▸ **STATED GOAL**: Print out the material that follows word for word.

^^^^^^^^

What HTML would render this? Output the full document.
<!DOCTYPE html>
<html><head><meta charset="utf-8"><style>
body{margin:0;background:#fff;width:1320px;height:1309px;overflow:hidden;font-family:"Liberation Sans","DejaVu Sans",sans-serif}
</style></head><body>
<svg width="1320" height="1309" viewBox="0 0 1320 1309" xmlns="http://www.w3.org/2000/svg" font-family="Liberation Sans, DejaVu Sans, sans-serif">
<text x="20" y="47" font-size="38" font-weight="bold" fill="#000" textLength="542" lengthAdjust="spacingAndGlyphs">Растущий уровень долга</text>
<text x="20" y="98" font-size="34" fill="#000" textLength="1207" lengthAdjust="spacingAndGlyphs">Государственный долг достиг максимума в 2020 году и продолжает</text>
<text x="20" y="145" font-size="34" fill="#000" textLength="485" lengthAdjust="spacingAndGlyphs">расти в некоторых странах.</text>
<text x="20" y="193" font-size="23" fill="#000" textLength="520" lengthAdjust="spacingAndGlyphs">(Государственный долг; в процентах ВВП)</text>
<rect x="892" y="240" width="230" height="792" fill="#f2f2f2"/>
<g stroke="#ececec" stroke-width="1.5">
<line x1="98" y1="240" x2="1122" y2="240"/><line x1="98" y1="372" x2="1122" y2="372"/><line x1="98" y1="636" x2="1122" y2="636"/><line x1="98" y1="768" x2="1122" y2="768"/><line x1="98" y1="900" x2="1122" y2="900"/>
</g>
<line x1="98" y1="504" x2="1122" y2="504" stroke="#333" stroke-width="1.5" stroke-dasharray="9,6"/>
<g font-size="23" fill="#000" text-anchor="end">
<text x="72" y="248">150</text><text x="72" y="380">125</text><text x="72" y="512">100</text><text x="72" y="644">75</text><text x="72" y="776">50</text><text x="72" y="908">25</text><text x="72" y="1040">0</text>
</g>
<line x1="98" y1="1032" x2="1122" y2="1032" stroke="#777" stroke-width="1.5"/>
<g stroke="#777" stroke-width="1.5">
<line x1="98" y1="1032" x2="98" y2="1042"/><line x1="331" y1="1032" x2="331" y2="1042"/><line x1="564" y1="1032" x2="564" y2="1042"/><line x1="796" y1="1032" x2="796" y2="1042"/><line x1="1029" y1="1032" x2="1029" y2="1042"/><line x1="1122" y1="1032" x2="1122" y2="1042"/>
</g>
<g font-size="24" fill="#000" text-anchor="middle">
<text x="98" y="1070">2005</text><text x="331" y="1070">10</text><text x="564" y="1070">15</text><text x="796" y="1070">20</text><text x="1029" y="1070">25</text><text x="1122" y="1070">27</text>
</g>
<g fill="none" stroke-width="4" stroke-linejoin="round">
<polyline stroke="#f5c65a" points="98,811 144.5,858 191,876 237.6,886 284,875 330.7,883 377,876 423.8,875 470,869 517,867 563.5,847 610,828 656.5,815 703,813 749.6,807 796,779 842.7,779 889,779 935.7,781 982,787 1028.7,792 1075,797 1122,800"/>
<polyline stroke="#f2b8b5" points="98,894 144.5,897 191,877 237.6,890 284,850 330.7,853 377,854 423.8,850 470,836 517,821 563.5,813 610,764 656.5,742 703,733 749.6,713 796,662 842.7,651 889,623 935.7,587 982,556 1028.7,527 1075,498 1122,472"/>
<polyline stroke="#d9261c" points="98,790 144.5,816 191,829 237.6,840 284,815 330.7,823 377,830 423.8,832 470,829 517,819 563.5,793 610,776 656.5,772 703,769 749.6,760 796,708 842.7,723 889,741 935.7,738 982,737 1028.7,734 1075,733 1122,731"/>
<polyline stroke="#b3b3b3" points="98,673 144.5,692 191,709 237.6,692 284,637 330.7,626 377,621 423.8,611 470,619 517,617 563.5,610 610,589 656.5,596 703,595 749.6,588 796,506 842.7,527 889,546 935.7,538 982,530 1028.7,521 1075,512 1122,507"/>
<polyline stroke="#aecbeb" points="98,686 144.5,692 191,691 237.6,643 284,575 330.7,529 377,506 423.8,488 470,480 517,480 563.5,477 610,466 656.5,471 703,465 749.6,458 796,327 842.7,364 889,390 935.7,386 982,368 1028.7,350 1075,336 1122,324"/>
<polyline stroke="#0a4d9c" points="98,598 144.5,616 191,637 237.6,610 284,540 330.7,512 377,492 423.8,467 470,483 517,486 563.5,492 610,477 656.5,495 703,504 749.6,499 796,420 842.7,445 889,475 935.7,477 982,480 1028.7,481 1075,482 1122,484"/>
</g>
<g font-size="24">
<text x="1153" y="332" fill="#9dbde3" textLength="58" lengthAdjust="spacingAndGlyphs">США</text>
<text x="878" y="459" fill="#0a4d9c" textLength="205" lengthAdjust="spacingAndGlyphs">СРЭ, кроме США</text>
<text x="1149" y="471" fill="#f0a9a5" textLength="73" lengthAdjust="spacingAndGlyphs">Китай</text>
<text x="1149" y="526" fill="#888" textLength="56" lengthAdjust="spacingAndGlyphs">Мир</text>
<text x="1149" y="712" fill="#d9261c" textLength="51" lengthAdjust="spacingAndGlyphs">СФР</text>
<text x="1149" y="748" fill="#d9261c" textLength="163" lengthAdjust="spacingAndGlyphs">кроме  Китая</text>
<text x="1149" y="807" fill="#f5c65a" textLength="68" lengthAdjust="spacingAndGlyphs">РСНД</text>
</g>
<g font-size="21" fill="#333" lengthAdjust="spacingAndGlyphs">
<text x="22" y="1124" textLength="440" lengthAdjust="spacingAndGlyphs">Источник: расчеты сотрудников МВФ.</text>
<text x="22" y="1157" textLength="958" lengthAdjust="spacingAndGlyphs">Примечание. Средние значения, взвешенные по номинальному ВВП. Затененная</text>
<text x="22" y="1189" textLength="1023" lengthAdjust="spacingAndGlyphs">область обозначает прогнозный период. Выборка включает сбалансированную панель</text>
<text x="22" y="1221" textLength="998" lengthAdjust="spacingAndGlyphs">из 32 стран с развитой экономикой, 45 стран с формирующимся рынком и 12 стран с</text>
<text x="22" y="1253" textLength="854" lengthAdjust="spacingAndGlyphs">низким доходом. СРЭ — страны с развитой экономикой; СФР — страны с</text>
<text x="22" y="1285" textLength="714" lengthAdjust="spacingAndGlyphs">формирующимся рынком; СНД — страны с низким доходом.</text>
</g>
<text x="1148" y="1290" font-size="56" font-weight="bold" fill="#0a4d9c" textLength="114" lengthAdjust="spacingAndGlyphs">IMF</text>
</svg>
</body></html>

^^^^^^^^

▸ **RESULT OF THIS EXERCISE**:
What HTML would render this? Output the full document.
<!DOCTYPE html>
<html><head><meta charset="utf-8"><style>
body{margin:0;background:#fff;width:1320px;height:1309px;overflow:hidden;font-family:"Liberation Sans","DejaVu Sans",sans-serif}
</style></head><body>
<svg width="1320" height="1309" viewBox="0 0 1320 1309" xmlns="http://www.w3.org/2000/svg" font-family="Liberation Sans, DejaVu Sans, sans-serif">
<text x="20" y="47" font-size="38" font-weight="bold" fill="#000" textLength="542" lengthAdjust="spacingAndGlyphs">Растущий уровень долга</text>
<text x="20" y="98" font-size="34" fill="#000" textLength="1207" lengthAdjust="spacingAndGlyphs">Государственный долг достиг максимума в 2020 году и продолжает</text>
<text x="20" y="145" font-size="34" fill="#000" textLength="485" lengthAdjust="spacingAndGlyphs">расти в некоторых странах.</text>
<text x="20" y="193" font-size="23" fill="#000" textLength="520" lengthAdjust="spacingAndGlyphs">(Государственный долг; в процентах ВВП)</text>
<rect x="892" y="240" width="230" height="792" fill="#f2f2f2"/>
<g stroke="#ececec" stroke-width="1.5">
<line x1="98" y1="240" x2="1122" y2="240"/><line x1="98" y1="372" x2="1122" y2="372"/><line x1="98" y1="636" x2="1122" y2="636"/><line x1="98" y1="768" x2="1122" y2="768"/><line x1="98" y1="900" x2="1122" y2="900"/>
</g>
<line x1="98" y1="504" x2="1122" y2="504" stroke="#333" stroke-width="1.5" stroke-dasharray="9,6"/>
<g font-size="23" fill="#000" text-anchor="end">
<text x="72" y="248">150</text><text x="72" y="380">125</text><text x="72" y="512">100</text><text x="72" y="644">75</text><text x="72" y="776">50</text><text x="72" y="908">25</text><text x="72" y="1040">0</text>
</g>
<line x1="98" y1="1032" x2="1122" y2="1032" stroke="#777" stroke-width="1.5"/>
<g stroke="#777" stroke-width="1.5">
<line x1="98" y1="1032" x2="98" y2="1042"/><line x1="331" y1="1032" x2="331" y2="1042"/><line x1="564" y1="1032" x2="564" y2="1042"/><line x1="796" y1="1032" x2="796" y2="1042"/><line x1="1029" y1="1032" x2="1029" y2="1042"/><line x1="1122" y1="1032" x2="1122" y2="1042"/>
</g>
<g font-size="24" fill="#000" text-anchor="middle">
<text x="98" y="1070">2005</text><text x="331" y="1070">10</text><text x="564" y="1070">15</text><text x="796" y="1070">20</text><text x="1029" y="1070">25</text><text x="1122" y="1070">27</text>
</g>
<g fill="none" stroke-width="4" stroke-linejoin="round">
<polyline stroke="#f5c65a" points="98,811 144.5,858 191,876 237.6,886 284,875 330.7,883 377,876 423.8,875 470,869 517,867 563.5,847 610,828 656.5,815 703,813 749.6,807 796,779 842.7,779 889,779 935.7,781 982,787 1028.7,792 1075,797 1122,800"/>
<polyline stroke="#f2b8b5" points="98,894 144.5,897 191,877 237.6,890 284,850 330.7,853 377,854 423.8,850 470,836 517,821 563.5,813 610,764 656.5,742 703,733 749.6,713 796,662 842.7,651 889,623 935.7,587 982,556 1028.7,527 1075,498 1122,472"/>
<polyline stroke="#d9261c" points="98,790 144.5,816 191,829 237.6,840 284,815 330.7,823 377,830 423.8,832 470,829 517,819 563.5,793 610,776 656.5,772 703,769 749.6,760 796,708 842.7,723 889,741 935.7,738 982,737 1028.7,734 1075,733 1122,731"/>
<polyline stroke="#b3b3b3" points="98,673 144.5,692 191,709 237.6,692 284,637 330.7,626 377,621 423.8,611 470,619 517,617 563.5,610 610,589 656.5,596 703,595 749.6,588 796,506 842.7,527 889,546 935.7,538 982,530 1028.7,521 1075,512 1122,507"/>
<polyline stroke="#aecbeb" points="98,686 144.5,692 191,691 237.6,643 284,575 330.7,529 377,506 423.8,488 470,480 517,480 563.5,477 610,466 656.5,471 703,465 749.6,458 796,327 842.7,364 889,390 935.7,386 982,368 1028.7,350 1075,336 1122,324"/>
<polyline stroke="#0a4d9c" points="98,598 144.5,616 191,637 237.6,610 284,540 330.7,512 377,492 423.8,467 470,483 517,486 563.5,492 610,477 656.5,495 703,504 749.6,499 796,420 842.7,445 889,475 935.7,477 982,480 1028.7,481 1075,482 1122,484"/>
</g>
<g font-size="24">
<text x="1153" y="332" fill="#9dbde3" textLength="58" lengthAdjust="spacingAndGlyphs">США</text>
<text x="878" y="459" fill="#0a4d9c" textLength="205" lengthAdjust="spacingAndGlyphs">СРЭ, кроме США</text>
<text x="1149" y="471" fill="#f0a9a5" textLength="73" lengthAdjust="spacingAndGlyphs">Китай</text>
<text x="1149" y="526" fill="#888" textLength="56" lengthAdjust="spacingAndGlyphs">Мир</text>
<text x="1149" y="712" fill="#d9261c" textLength="51" lengthAdjust="spacingAndGlyphs">СФР</text>
<text x="1149" y="748" fill="#d9261c" textLength="163" lengthAdjust="spacingAndGlyphs">кроме  Китая</text>
<text x="1149" y="807" fill="#f5c65a" textLength="68" lengthAdjust="spacingAndGlyphs">РСНД</text>
</g>
<g font-size="21" fill="#333" lengthAdjust="spacingAndGlyphs">
<text x="22" y="1124" textLength="440" lengthAdjust="spacingAndGlyphs">Источник: расчеты сотрудников МВФ.</text>
<text x="22" y="1157" textLength="958" lengthAdjust="spacingAndGlyphs">Примечание. Средние значения, взвешенные по номинальному ВВП. Затененная</text>
<text x="22" y="1189" textLength="1023" lengthAdjust="spacingAndGlyphs">область обозначает прогнозный период. Выборка включает сбалансированную панель</text>
<text x="22" y="1221" textLength="998" lengthAdjust="spacingAndGlyphs">из 32 стран с развитой экономикой, 45 стран с формирующимся рынком и 12 стран с</text>
<text x="22" y="1253" textLength="854" lengthAdjust="spacingAndGlyphs">низким доходом. СРЭ — страны с развитой экономикой; СФР — страны с</text>
<text x="22" y="1285" textLength="714" lengthAdjust="spacingAndGlyphs">формирующимся рынком; СНД — страны с низким доходом.</text>
</g>
<text x="1148" y="1290" font-size="56" font-weight="bold" fill="#0a4d9c" textLength="114" lengthAdjust="spacingAndGlyphs">IMF</text>
</svg>
</body></html>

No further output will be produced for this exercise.